Using the fossil records, researchers compared changes in temperature and vegetation around the globe following the last ice age. The results can help them project how modern ecosystems will react under a range of future climate change scenarios.
“Throughout the world, a large percentage of ancient vegetation records saw very strong, large changes over the last 21,000 years,” said Ivory, an associate in the Earth and Environmental Systems Institute at Penn State. “And so what that amounts to, depending on the magnitude of climate change, we can expect a large-scale reorganizing of terrestrial ecosystems in the future.”
The researchers presented their findings in a recent issue of the journal Science. The corresponding author is Stephen Jackson, director of the U.S. Geological Survey’s Southwest Climate Adaption Science Center and adjunct professor at the University of Arizona.
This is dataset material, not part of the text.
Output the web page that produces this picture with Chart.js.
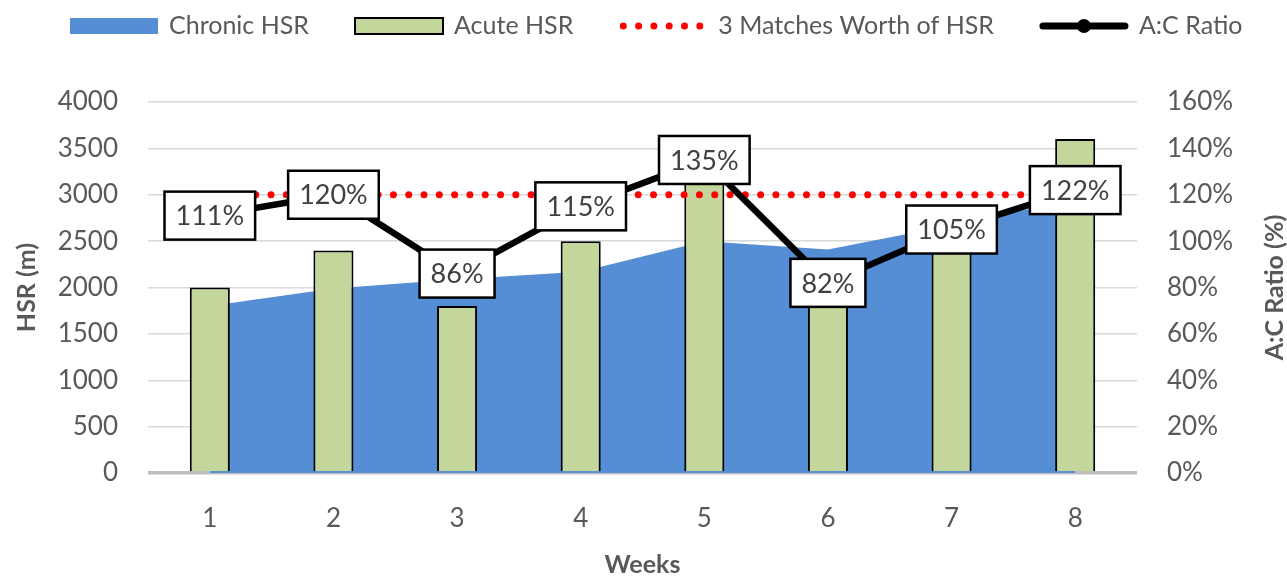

Previous studies have used direct observation and computer models to predict ecological impacts of climate change. However, this study is unique in that it uses paleoecological records — including ancient plant and pollen fossils — to analyze how ecosystems transformed under climate change since the last ice age and how it may happen in the future.
“Observations over the last 50 years don’t capture the magnitude of temperature change we are projected to see in the future,” Ivory said. “They are limited in how much they can help us constrain future change.”
The study draws on fossil records from 594 sites around the world. Regional experts reviewed the records and analyzed how much vegetation changed during a period of thousands of years following the last ice age when warming rapidly occurred.
By comparing the data to previously published climate records, the researchers found places that warmed the most following the ice age — areas like glacier-covered North America and Europe — also had the most significant changes in vegetation.
"We used the results from the past to look at the risk of future ecosystem change," said Connor Nolan, a doctoral student at the University of Arizona and first author on the paper. "We find that as temperatures rise there are bigger and bigger risks for more ecosystem change."
The scientists said Earth warmed between 7 and 13 degrees Fahrenheit in the thousands of years following the ice age. Climate change estimates show the planet could face similar warming in the next 100 to 150 years.
In the paper, the team reported that “business-as-usual” emissions levels would result in a 60 percent chance of large-scale ecosystems changes worldwide. With efforts to reduce emissions levels to targets established by the 2015 Paris Agreement, the odds improve to 45 percent.
“If we allow climate change to go unchecked, the vegetation of this planet is going to look completely different than it does today, and that means a huge risk to the diversity of the planet,” said Jonathan Overpeck, dean of the School for Environment and Sustainability at the University of Michigan. Overpeck developed the study along with Jackson.
Such significant changes to ecosystems would threaten biodiversity and harm ecosystems services — like the ability of forests to sequester carbon from the atmosphere, Ivory said.
“We owe billions in our economy to services vegetation provides for us, from cleaning our water to stopping erosion because of root networks,” she said. “They are very valuable to us in a practical way that we sometimes take for granted.”
Ivory, a doctoral student at the University of Arizona when the five-year study began, was tasked with analyzing fossil records from tropical Africa.
“To me the tropics are very important,” she said. “The tropics are a very at-risk area because of a lack of infrastructure. People have a tendency to live off the land, and these things become more important to them.”
Funding for the study came from the National Science Foundation, the U.S. Department of the Interior Southwest Climate Adaptation Science Center, the Russian Academy of Sciences and the Russian Foundation for Fundamental Research.